The two-island nation of St. Kitts-Nevis has an authentic Caribbean feel, a trait becoming increasingly rare as gentrification and big developments take over the surrounding islands.
“A lot of stuff happened to the [other] islands that was very tourism-focused, and they almost lost their soul,” explains real estate agent Joanne Delay, an expat from Britain. “Islands have huge hotels and casinos. That, to me, is not the essence of the Caribbean.”
So for retirees looking to slow things down, St. Kitts in particular is an idyllic escape that is equal parts out-of-the-ordinary and a flashback to a simpler Caribbean time when food and entertainment dominated the culture.
Spotted in 1493 by Italian explorer Christopher Columbus (Kitts is a short form of Christopher), the island was populated with native tribes before Europeans colonized it in 1623. Since gaining its independence from Britain in 1983, a strong effort has been made to nourish local culture.
Darren Thompson, a Toronto native and director of operations at the Royal St. Kitts Hotel, a boutique low-rise that’s across the road from one of St. Kitts’ many white sand beaches, explains his hotel has a couple of people living there full-time who are retired.
“They sign yearly leases and bask in the sunshine year-round,” he states with a smile.
St. Kitts is just 30 kilometres long and eight kilometres across, while Nevis is even smaller – 93 square kilometres. The capital of Basseterre, whose downtown is modeled after Piccadilly Circus in London, is a hotbed for residents and visitors alike.

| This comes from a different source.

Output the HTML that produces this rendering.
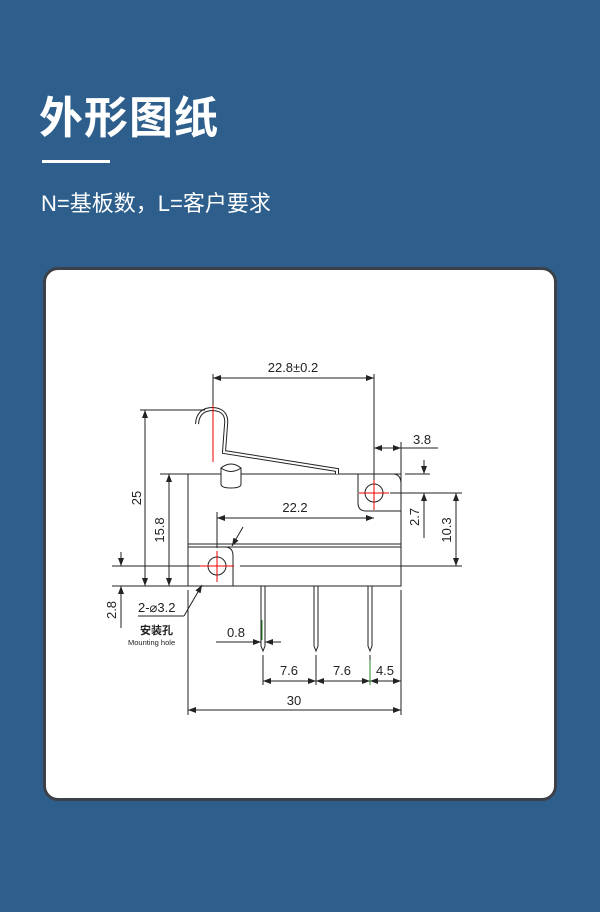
<!DOCTYPE html>
<html><head><meta charset="utf-8"><style>
html,body{margin:0;padding:0}
body{width:600px;height:912px;background:#2e5f8c;position:relative;overflow:hidden;font-family:"Liberation Sans","Noto Sans CJK SC",sans-serif}
.t{position:absolute;left:39px;top:82px;color:#fff;font-size:44px;font-weight:bold;letter-spacing:1px;font-family:"Noto Sans CJK SC",sans-serif}
.ln{position:absolute;left:42px;top:160px;width:68px;height:3px;background:#fff}
.s{position:absolute;left:41px;top:186px;color:#fff;font-size:22px;font-family:"Liberation Sans","Noto Sans CJK SC",sans-serif}
.card{position:absolute;left:43px;top:267px;width:508px;height:528px;background:#fff;border:3px solid #3b4049;border-radius:15px}
svg{position:absolute;left:0;top:0}
</style></head><body>
<div class="t">外形图纸</div>
<div class="ln"></div>
<div class="s">N=基板数，L=客户要求</div>
<div class="card"></div>
<svg width="600" height="912" viewBox="0 0 600 912" font-family="Liberation Sans, Noto Sans CJK SC, sans-serif" font-size="13" fill="#222">
<defs><marker id="a" markerWidth="8" markerHeight="6" refX="8" refY="3" orient="auto-start-reverse" markerUnits="userSpaceOnUse"><path d="M0,0 L8,3 L0,6z" fill="#222"/></marker></defs>
<g stroke="#222" stroke-width="1" fill="none">
<path d="M188,474 H401 V586 H188 Z"/>
<line x1="188" y1="544" x2="401" y2="544"/>
<line x1="188" y1="547" x2="401" y2="547"/>
<path d="M188,547 H225 Q233,547 233,556 V586" fill="#fff"/>
<path d="M358,474 H393 Q401,474 401,484 V511 H366 Q358,511 358,503 Z" fill="#fff"/>
<circle cx="217" cy="566" r="9"/>
<circle cx="374" cy="493" r="9"/>
<path d="M197,424 Q198,409 213,409 Q228,410 226,425 L224,452 L337,470 V474" stroke="#222" stroke-width="4"/>
<path d="M197,424 Q198,409 213,409 Q228,410 226,425 L224,452 L337,470 V474" stroke="#fff" stroke-width="2"/>
<path d="M221,484 V468 Q231,460 241,468 V484 Q241,488 231,488 Q221,488 221,484Z" fill="#fff"/>
<path d="M221,468 Q231,475 241,468"/>
<path d="M261,586 V646 L263,651 L265,646 V586"/>
<path d="M314,586 V646 L316,651 L318,646 V586"/>
<path d="M368,586 V646 L370,651 L372,646 V586"/>
<line x1="213" y1="374" x2="213" y2="410"/>
<line x1="374" y1="374" x2="374" y2="484"/>
<line x1="401" y1="442" x2="401" y2="474"/>
<line x1="140" y1="410" x2="205" y2="410"/>
<line x1="112" y1="586" x2="188" y2="586"/>
<line x1="160" y1="474" x2="188" y2="474"/>
<line x1="405" y1="474" x2="430" y2="474"/>
<line x1="390" y1="493" x2="462" y2="493"/>
<line x1="112" y1="566" x2="204" y2="566"/>
<line x1="240" y1="566" x2="462" y2="566"/>
<line x1="217" y1="512" x2="217" y2="548"/>
<line x1="188" y1="590" x2="188" y2="715"/>
<line x1="401" y1="590" x2="401" y2="715"/>
<line x1="263" y1="655" x2="263" y2="685"/>
<line x1="316" y1="655" x2="316" y2="685"/>
<line x1="370" y1="655" x2="370" y2="685"/>
<line x1="213" y1="378" x2="374" y2="378" marker-start="url(#a)" marker-end="url(#a)"/>
<line x1="374" y1="448" x2="401" y2="448" marker-start="url(#a)" marker-end="url(#a)"/>
<line x1="401" y1="448" x2="438" y2="448"/>
<line x1="145" y1="410" x2="145" y2="586" marker-start="url(#a)" marker-end="url(#a)"/>
<line x1="169" y1="474" x2="169" y2="586" marker-start="url(#a)" marker-end="url(#a)"/>
<line x1="217" y1="518" x2="374" y2="518" marker-start="url(#a)" marker-end="url(#a)"/>
<line x1="424" y1="460" x2="424" y2="474" marker-end="url(#a)"/>
<line x1="424" y1="507" x2="424" y2="493" marker-end="url(#a)"/>
<line x1="424" y1="493" x2="424" y2="538"/>
<line x1="456" y1="493" x2="456" y2="566" marker-start="url(#a)" marker-end="url(#a)"/>
<line x1="121" y1="552" x2="121" y2="566" marker-end="url(#a)"/>
<line x1="121" y1="600" x2="121" y2="586" marker-end="url(#a)"/>
<line x1="121" y1="586" x2="121" y2="628"/>
<line x1="216" y1="642" x2="261" y2="642" marker-end="url(#a)"/>
<line x1="281" y1="642" x2="265" y2="642" marker-end="url(#a)"/>
<line x1="263" y1="681" x2="316" y2="681" marker-start="url(#a)" marker-end="url(#a)"/>
<line x1="316" y1="681" x2="370" y2="681" marker-start="url(#a)" marker-end="url(#a)"/>
<line x1="370" y1="681" x2="401" y2="681" marker-start="url(#a)" marker-end="url(#a)"/>
<line x1="188" y1="710" x2="401" y2="710" marker-start="url(#a)" marker-end="url(#a)"/>
<line x1="243" y1="527" x2="232" y2="546" marker-end="url(#a)"/>
<line x1="184" y1="616" x2="202" y2="585" marker-end="url(#a)"/>
<line x1="184" y1="616" x2="138" y2="616"/>
</g>
<g stroke="#e00" stroke-width="1">
<line x1="213" y1="405" x2="213" y2="462"/>
<line x1="359" y1="493" x2="389" y2="493"/><line x1="374" y1="480" x2="374" y2="510"/>
<line x1="200" y1="566" x2="234" y2="566"/><line x1="217" y1="551" x2="217" y2="582"/>
</g>
<g stroke="#2a8a2a" stroke-width="1">
<line x1="262" y1="620" x2="262" y2="640"/><line x1="370" y1="660" x2="370" y2="685"/>
</g>
<text x="293" y="372" text-anchor="middle">22.8±0.2</text>
<text x="413" y="444">3.8</text>
<text x="295" y="512" text-anchor="middle">22.2</text>
<text x="236" y="637" text-anchor="middle">0.8</text>
<text x="289" y="675" text-anchor="middle">7.6</text>
<text x="342" y="675" text-anchor="middle">7.6</text>
<text x="385" y="675" text-anchor="middle">4.5</text>
<text x="294" y="705" text-anchor="middle">30</text>
<text x="138" y="612">2-⌀3.2</text>
<text x="140" y="634" font-size="11" font-weight="bold">安装孔</text>
<text x="128" y="645" font-size="7.5">Mounting hole</text>
<text transform="translate(141,498) rotate(-90)" text-anchor="middle">25</text>
<text transform="translate(164,530) rotate(-90)" text-anchor="middle">15.8</text>
<text transform="translate(419,517) rotate(-90)" text-anchor="middle">2.7</text>
<text transform="translate(451,530) rotate(-90)" text-anchor="middle">10.3</text>
<text transform="translate(116,610) rotate(-90)" text-anchor="middle">2.8</text>
</svg>
</body></html>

Nevis made Canadian headlines in December, when Prime Minister Justin Trudeau brought his family there to vacation at the Paradise Beach Nevis, a luxury resort on the smaller of the two islands.
Mr. Trudeau was there for just a week. Retirees who make neighbouring St. Kitts their new home stay longer and seemingly have it all, according to Ms. Delay.
“The climate is fantastic, the beaches are beautiful, and generally there is a more-relaxed way of living,” she says. “You have to adapt to it when you’re here all year, but it makes you slow down, take the foot off the gas pedal. To me, that’s a very positive thing, especially in today’s world.”
Its dining scene has improved drastically over the past five years. The island is dotted with farm-to-table restaurants such the one at Kittitian Hill, a high-end development that is dubbed an “organic hotel.” But there are also numerous traditional street food carts, which at first make people timid, but are must-tries, according to Ms. Delay, especially ones that serve the local treat “Johnny Cake” – a cornbread pastry.
A robust arts and crafts scene, boating and fishing, and other British-inspired sports such as cricket and soccer also keep retirees busy. Golf is a magnet, too.
The island has made a strong commitment to developing golf courses as a draw, and forged a partnership in 2015 with both the Golf Association of Ontario and the National Golf Course Owners Association Canada to help drive awareness of the island.
Canadian Tom McBroom designed the Royal St. Kitts Golf Club, featuring a number of oceanside holes, while legendary U.S. architect Robert Trent Jones II built the Four Seasons Nevis Golf Club in 1991. It’s a dramatic layout cut through the jungle on the smaller island.
Two more golf courses are to be completed in the next 18 months, including one designed by major champion Ian Woosnam and another by world-renowned architect Tom Fazio. Both these courses are part of separate developments that are aimed at the well-to-do resident.
“The government – both the one in power now and the old one – very much chose to focus on luxury purchases,” explains Ms. Delay. “That doesn’t mean to say there aren’t properties available for $200,000 [U.S.], but we’ve got everything from that point to $15-million.”
Ms. Delay says that the Citizenship by Investment Program – launched by the government of St. Kitts more than 30 years ago and now adopted by Antigua and Barbuda, Dominica, and Grenada – has helped keep the economy of St. Kitts afloat, even during the worldwide economic downturn after 2008.
If someone invests at least $400,000 into an approved development, he or she can apply to be a full citizen of the federation.
“The economic citizenship program in real estate here kept the market very buoyant,” explains Ms. Delay. “Hence that is why St. Kitts has continued to develop and continued to progress, whereas some of the islands have really struggled.”
For retirees with an ultra-high-net worth, the economic citizenship program has some eye-catching benefits, especially when it comes to tax efficiencies. There is no personal income tax, capital gains tax, inheritance tax, nor gift tax in St. Kitts-Nevis.
But while the government and tourism organizations promote the luscious land where the Atlantic Ocean meets the Caribbean Sea, the locals remain untainted, Ms. Delay says.
This gives the island a real charm, which might be unique for retirees who are used to commercial sunny spots such as Florida, California or Arizona.
“It’s what a lot of people are looking for,” says Ms. Delay. “Especially if they are, in essence, looking to escape where they are coming from.”